Directed by former stunt coordinator Scott Waugh (Act of Valor), Need for Speed isn’t actually trying to be Fast & Furious, and maybe there’s some good in that. Where the latter is basically The Avengers with cars – a team of indestructible heroes pulling off feats that defy the laws of physics – Need for Speed has virtually no CGI, so the races and crashes have a heft and weight we rarely see in action films anymore.

But as much as I like Aaron Paul, Need for Speed is not a great vehicle for him, pun wholly intended. He’s a small, sweet man, and although Breaking Bad showed that he’s capable of complexity and menace, neither of those things is on display in this film.

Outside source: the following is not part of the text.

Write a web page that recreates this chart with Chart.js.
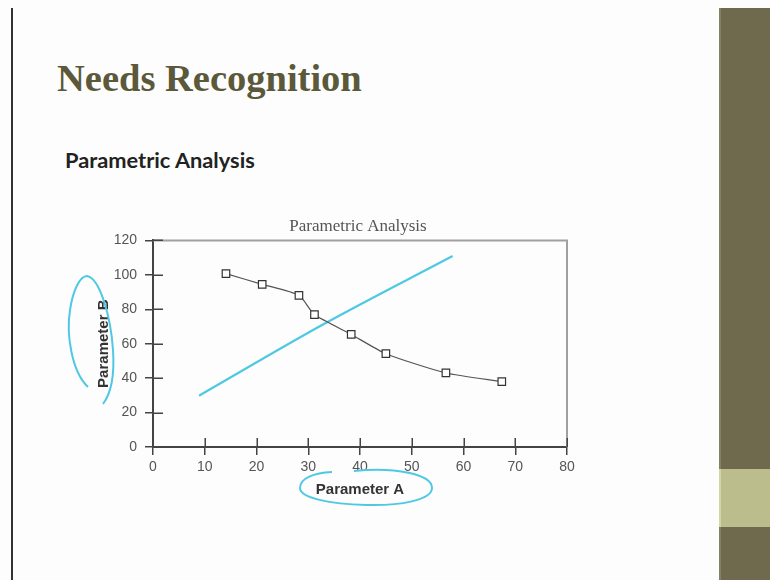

Car porn aficionados should have a turgid time with Need for Speed, though, especially the climactic race that sees the likes of a Lamborghini Elemento, Saleen S-7 and McLaren P-1 swerving along twisty mountain roads. Yeah, most of the cars are replicas – it’s not like they’re going to destroy a $1 million piece of drivable art for this – but it’s a thrilling race, and in a weird way does capture the look and vibe of the video games on which the movie is ever so tenuously based.

While it may make the Fast & Furious films feel like the works of playwright David Mamet, if you love expensive cars, big stunts and cute girls with accents, there are worse ways to kill a couple of hours than with Need For Speed. Just make sure you shift your brain into neutral and ease way, way off the gas.